The two-year research is expected to promote the rational on prescribing anti-malaria drugs among 52 chemical sellers, the main non-formal outlets in dispensing drugs at the community level.

This was announced by Dr Evelyn Ansah, Dangme West District Director of Health Services at a workshop organized by the African Media and Malaria Research Network at Dodowa.

It was to update journalists on the on-going malaria research activities at the Dodowa Health Research Centre.

She said there was the need to ensure rational prescription and dispensing of the newly introduced anti-malarial drugs, known as Artemisinin-Based Combination (ACT) therapies.

The ACT has replaced chloroquine, a drug which is no longer effective against the disease because of its resistance to the parasite.

Ghana has chosen artesunate-amodiaquine among ACT as her first line drug to treat malaria.

Under the research, ACT would be made available at the chemical shops under an Affordable Medicines Facility-Malaria programme, to ensure access to effective anti-malarial drugs, especially in the private sector.

Dr Ansah pointed out that the trial among chemical sellers was a follow-up to trials conducted at the health facilities, where RDT kits for malaria were introduced to study the prescription by medical practitioners, clinicians and the attitude of patients to reduce over prescription of anti-malarial drugs.

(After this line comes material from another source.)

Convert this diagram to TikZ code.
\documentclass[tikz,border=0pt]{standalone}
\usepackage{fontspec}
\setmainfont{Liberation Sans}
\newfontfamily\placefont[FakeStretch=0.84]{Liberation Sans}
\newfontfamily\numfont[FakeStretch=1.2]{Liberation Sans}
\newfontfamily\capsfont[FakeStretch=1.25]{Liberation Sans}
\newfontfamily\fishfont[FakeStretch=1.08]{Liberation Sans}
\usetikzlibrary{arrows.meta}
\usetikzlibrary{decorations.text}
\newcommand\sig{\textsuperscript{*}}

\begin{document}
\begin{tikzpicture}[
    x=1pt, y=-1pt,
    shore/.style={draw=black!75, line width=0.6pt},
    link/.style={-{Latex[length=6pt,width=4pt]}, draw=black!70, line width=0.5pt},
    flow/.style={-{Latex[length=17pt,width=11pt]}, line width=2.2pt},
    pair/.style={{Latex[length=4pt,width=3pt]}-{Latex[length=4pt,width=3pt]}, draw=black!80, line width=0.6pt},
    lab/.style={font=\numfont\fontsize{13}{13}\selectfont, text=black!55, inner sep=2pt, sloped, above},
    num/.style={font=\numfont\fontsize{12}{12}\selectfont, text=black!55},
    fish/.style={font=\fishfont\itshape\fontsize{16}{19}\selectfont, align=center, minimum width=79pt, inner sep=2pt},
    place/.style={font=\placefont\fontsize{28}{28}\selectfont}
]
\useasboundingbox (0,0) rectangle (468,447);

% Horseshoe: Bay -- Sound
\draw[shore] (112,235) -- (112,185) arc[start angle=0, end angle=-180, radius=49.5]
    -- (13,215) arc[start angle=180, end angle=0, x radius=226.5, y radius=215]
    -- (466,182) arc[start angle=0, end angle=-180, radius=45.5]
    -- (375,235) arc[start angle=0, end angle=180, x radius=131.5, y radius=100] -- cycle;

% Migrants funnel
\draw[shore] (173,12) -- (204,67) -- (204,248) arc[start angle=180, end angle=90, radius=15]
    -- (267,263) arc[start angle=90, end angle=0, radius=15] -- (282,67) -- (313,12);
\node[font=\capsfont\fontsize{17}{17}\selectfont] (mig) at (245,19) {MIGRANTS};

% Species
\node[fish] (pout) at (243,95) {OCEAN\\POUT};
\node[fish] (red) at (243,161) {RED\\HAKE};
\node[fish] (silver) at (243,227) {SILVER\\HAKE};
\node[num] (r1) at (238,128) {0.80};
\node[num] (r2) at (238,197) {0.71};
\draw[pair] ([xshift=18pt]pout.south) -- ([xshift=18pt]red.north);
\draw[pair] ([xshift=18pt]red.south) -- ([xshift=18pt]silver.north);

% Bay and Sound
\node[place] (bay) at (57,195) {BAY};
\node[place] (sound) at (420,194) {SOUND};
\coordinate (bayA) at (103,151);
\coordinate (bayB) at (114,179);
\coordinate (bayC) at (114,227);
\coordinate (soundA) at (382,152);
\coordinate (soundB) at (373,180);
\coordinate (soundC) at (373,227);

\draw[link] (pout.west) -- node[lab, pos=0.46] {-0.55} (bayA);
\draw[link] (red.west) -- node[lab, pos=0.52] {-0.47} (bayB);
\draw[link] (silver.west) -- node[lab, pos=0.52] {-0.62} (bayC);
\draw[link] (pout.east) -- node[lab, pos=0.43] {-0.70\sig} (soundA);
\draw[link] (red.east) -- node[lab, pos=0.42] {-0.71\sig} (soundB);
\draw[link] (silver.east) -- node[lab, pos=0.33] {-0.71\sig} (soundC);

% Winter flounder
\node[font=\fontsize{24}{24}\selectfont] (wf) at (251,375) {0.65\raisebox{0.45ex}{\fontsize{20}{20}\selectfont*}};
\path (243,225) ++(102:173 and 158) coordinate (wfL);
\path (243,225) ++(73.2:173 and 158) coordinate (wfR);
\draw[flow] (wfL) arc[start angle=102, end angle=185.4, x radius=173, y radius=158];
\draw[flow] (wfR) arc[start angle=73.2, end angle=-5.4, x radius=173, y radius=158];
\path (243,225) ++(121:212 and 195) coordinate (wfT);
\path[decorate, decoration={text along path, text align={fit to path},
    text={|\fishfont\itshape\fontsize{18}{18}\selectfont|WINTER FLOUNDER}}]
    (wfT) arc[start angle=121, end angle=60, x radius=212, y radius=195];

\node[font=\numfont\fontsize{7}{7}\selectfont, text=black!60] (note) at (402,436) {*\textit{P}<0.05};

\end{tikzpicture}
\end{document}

She said during the trial, about 9,236 patients were screened and 3,452 patients were exposed to the presumptive diagnosis setting where the clinician had to depend on only clinical suspicion without a laboratory test and use of microscopes to diagnose and treat patients and 3,811 patients were exposed to the setting, where microscopes were available.

Dr Ansah said it was realized that in the setting where no microscopes were available, the introduction of RDT reduced over prescription by approximately 36 per cent.

She said data on the perception of health providers and patients on the use of RDT and the cost-effectiveness of introducing RDT had been completed and being analyzed.

Malaria is endemic in Ghana but not all patients who have a headache or fever would be suffering from malaria.

Presumptive and mismanagement of malaria cases are not uncommon at the health facilities and the introduction of RDT kits is expected to help in the effective diagnosis and management of malaria cases if adopted as a policy.